After CIA traitor Aldrich Ames was caught selling secrets to the Russians in 1994, new security measures at that agency included polygraph tests that froze the careers of about 300 employees whose exams were inconclusive. Some tests were later found to have produced "false positives." According to U.S. intelligence officials, a handful of people at the CIA are on administrative leave today because of "difficulty with the process."

That does little to assuage the concerns of FBI veterans. Albany, N.Y.-based senior agent John J. Sennett, president of the FBI Agents Association, represents the many agents who are voicing their distrust of polygraphy. They fear that FBI managers will, over time, grow less wary of lie-detector tests and could use them to resolve unsettled personnel issues, or even to ask "lifestyle" questions.

John Collingwood, assistant director in charge of the FBI's office of congressional and public affairs, said Freeh is sensitive to those concerns. The questions now being asked relate strictly to counterintelligence and espionage, he said, and officials do not expect or intend the polygraph exams to inquire about topics beyond those.

But the controversial tests probably won't catch spies, say experts such as former FBI counterintelligence chief Oliver "Buck" Revell. The success of polygraphy depends on the skill of the examiners, and both the test and the examiner can be beaten. "Hanssen would have passed most any test," Revell said.

Bryant says the polygraph is a tool the FBI must use judiciously and administer randomly. Given the typically high percentage of inconclusive tests and false positives, he added, Freeh was smart to order automatic reinvestigations for any employees whose polygraph results show anomalies. But if experts are right in saying that the tests show false positives 2 percent to 5 percent of the time-some say the figure is higher--scores of innocent agents could be sidelined into the "rubber-gun squad," and that would devastate FBI morale, says Richard J. Gallo, president of the Federal Law Enforcement Officers Association.

Intelligence expert John Pike of GlobalSecurity.org said increased internal security could be a threat to the soul of the FBI. "Morale is, unavoidably, closely connected to effectiveness," he says. The agents' hand-wringing over polygraphy extends to other possible checks, such as financial audits more intrusive than those used in the mandatory five-year reinvestigations of agents--which Hanssen passed. The specter of having their personal income and spending dissected by close colleagues makes some agents uneasy.

The FBI has a long tradition of trust among agents. Its motto, "Fidelity, bravery, integrity," was sacrosanct-- until Hanssen. Before his arrest on Feb. 18, only two agents had been accused of espionage in the bureau's 93-year history.

"There are people who I've been through life-and-death situations with, who I would trust with anything," says Bryant of his FBI years. Such complete trust is a medieval concept to others in the intelligence community.

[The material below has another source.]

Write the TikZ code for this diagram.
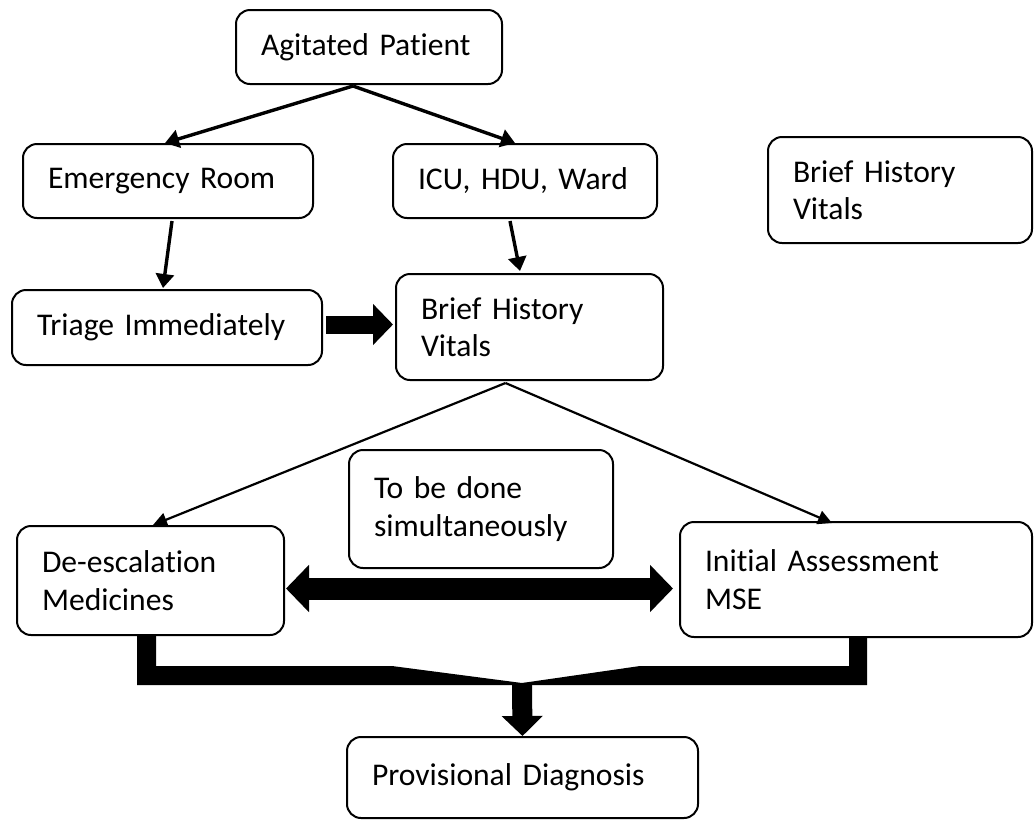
\documentclass[tikz,border=0pt]{standalone}
\usepackage{fontspec}
\setmainfont{Carlito}[RawFeature={-liga;-clig;-calt;-dlig}, WordSpace=0.7]
\usetikzlibrary{arrows.meta,calc}

\tikzset{
  box/.style={draw, line width=1pt, rounded corners=7pt, inner xsep=12.5pt,
    inner ysep=0pt, align=left, anchor=center,
    font=\fontsize{15.8}{18.7}\selectfont},
  link/.style={line width=1.7pt, -{Triangle[length=7pt,width=9pt]}},
  slimlink/.style={line width=1.1pt, -{Triangle[length=7pt,width=7pt]}},
  fatlink/.style={line width=9pt, -{Triangle[length=10pt,width=20pt]}},
  twinlink/.style={line width=11pt,
    {Triangle[length=11.5pt,width=23pt]}-{Triangle[length=11.5pt,width=23pt]}},
}

\begin{document}
\begin{tikzpicture}[x=0.5pt,y=-0.5pt]
  \useasboundingbox[fill=white] (0,0) rectangle (1034,821);

  % boxes
  \node[box, minimum height=37pt,   text width=108pt]   (agit)  at (369,47)      {Agitated Patient};
  \node[box, minimum height=37pt,   text width=120pt]   (er)    at (168,181)     {Emergency Room};
  \node[box, minimum height=37pt,   text width=107pt]   (icu)   at (525,181)     {ICU, HDU, Ward};
  \node[box, minimum height=53pt,   text width=107pt]   (bhr)   at (900,190)     {Brief History\\Vitals};
  \node[box, minimum height=37.5pt, text width=130pt]   (triage) at (167,327.5)  {Triage Immediately};
  \node[box, minimum height=53pt,   text width=108.5pt] (bhm)   at (529.5,327)   {Brief History\\Vitals};
  \node[box, minimum height=59pt,   text width=107pt]   (todo)  at (481,509)     {To be done\\simultaneously};
  \node[box, minimum height=54.5pt, text width=108.5pt] (deesc) at (150.5,580.5) {De-escalation\\Medicines};
  \node[box, minimum height=57.5pt, text width=151pt]   (init)  at (856,579.5)   {Initial Assessment\\MSE};
  \node[box, minimum height=40.5pt, text width=150.5pt] (prov)  at (522.5,777.5) {Provisional Diagnosis};

  % thin connectors
  \draw[link] ([xshift=-8pt,yshift=-0.5pt]agit.south) -- ([xshift=-1.5pt]er.north);
  \draw[link] ([xshift=-8pt,yshift=-0.5pt]agit.south) -- ([xshift=-5pt]icu.north);
  \draw[link] ([xshift=2pt,yshift=-1pt]er.south) -- ([xshift=-2pt,yshift=0.5pt]triage.north);
  \draw[link] ([xshift=-7.5pt,yshift=-1pt]icu.south) -- ([xshift=-4.75pt,yshift=1pt]bhm.north);
  \draw[slimlink] ([xshift=-12pt,yshift=-1pt]bhm.south) -- ([xshift=1.25pt]deesc.north);
  \draw[slimlink] ([xshift=-12pt,yshift=-1pt]bhm.south) -- ([xshift=-12pt,yshift=-1pt]init.north);

  % block arrows
  \draw[fatlink, shorten <=1.5pt, shorten >=1pt]
    ([yshift=1.5pt]triage.east) -- ([yshift=1.5pt]bhm.west |- triage.east);
  \draw[twinlink, shorten <=0.5pt, shorten >=3pt]
    ([yshift=-4pt]deesc.east) -- ([yshift=-4pt]init.west |- deesc.east);

  % merging bars into the diagnosis
  \coordinate (merge) at (522,683);
  \fill (deesc.south -| 137,0) -- (deesc.south -| 156,0) -- (156,666) -- (392,666)
        -- (merge) -- (640,666) -- (849,666) -- (init.south -| 849,0)
        -- (init.south -| 867,0) -- (867,685) -- (137,685) -- cycle;
  \draw[fatlink, line width=10pt] (merge) -- (prov.north);
\end{tikzpicture}
\end{document}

Former CIA case officer Nick Catrantzos, operations director at Control Risks Group in McLean, Va., said that at the CIA, trust among colleagues is never assumed. One reason is the inherent independence of spies who operate solo. Another is the history of betrayals by Ames and Harold Nicholson in the 1990s.

Some in the FBI are concerned that the post-Hanssen bureau could wind up institutionally akin to the CIA, with a culture that lives by Ronald Reagan's Cold War adage, "Trust, but verify." Rob Walsh, who recently retired after 31 years in the FBI, argues that agents couldn't function that way. "You need to believe that [that agent] is going to be at your back," he says. Revell praised the unique fraternity within the bureau, warning, "If that is lost, that may be the most significant consequence of the Hanssen case."

Since President Clinton appointed Freeh in 1993, organized crime has become increasingly transnational. Today, the FBI is "in incredible flux," says N. John MacGaffin, a former CIA official recruited by Bryant and Freeh in 1994 for a six-year stint at FBI headquarters. "It's going from being a reactive to a proactive organization," he says. In other words, the G-men have gone global.

Freeh's legal attaches ("legats") are reaching out to counterparts in former Eastern Bloc nations such as Russia. But as the FBI's counterintelligence operations expand and the bureau is taken more seriously as a player in the intelligence community, extreme steps-including polygraphy-must be taken to ensure internal security, said Catrantzos.

Sennett appreciates what's at stake and says his agents association won't get in the way. But something else may be forsaken in preserving national security secrets, he says. Agents already are "lamenting the passing of the days when they could take certain things for granted: that we were all in this together, that we all knew the secret handshake, and that we could all rely on that," Sennett says.

One government official, who dealt directly with the aftermath of the Ames case at the CIA and spoke on condition of anonymity, said the FBI probably won't fare as well internally as the spy agency did in the 1990s. Some of the best people at the FBI could get fed up with the hassle of background checks and leave for the private sector, Pike said. Asked to describe the FBI five years from now, the Federal Law Enforcement Officers Association's Gallo snapped: "All rookies."

Collingwood disagreed with such dire speculation, even though half of today's street agents have only five years' experience or less. He said the FBI would undergo "an internal-security evolution like has never happened." If that eventually means lie-detector tests for all 28,000 employees, some will be unhappy, but they will understand and respect the purpose, he said. And if the FBI loses some veterans, that's a small price to pay, MacGaffin said. "Isn't it better that a few agents choose to leave than we have another Hanssen?" he asked.

A quintessentially loyal G-man, Bryant said he'd be personally disappointed if he didn't hear agents grumbling about the inconveniences of stricter security. "You may lose some people," he says, "but the professionals in the staff at the FBI will take these issues and they'll deal with them. It just takes some insightful leadership."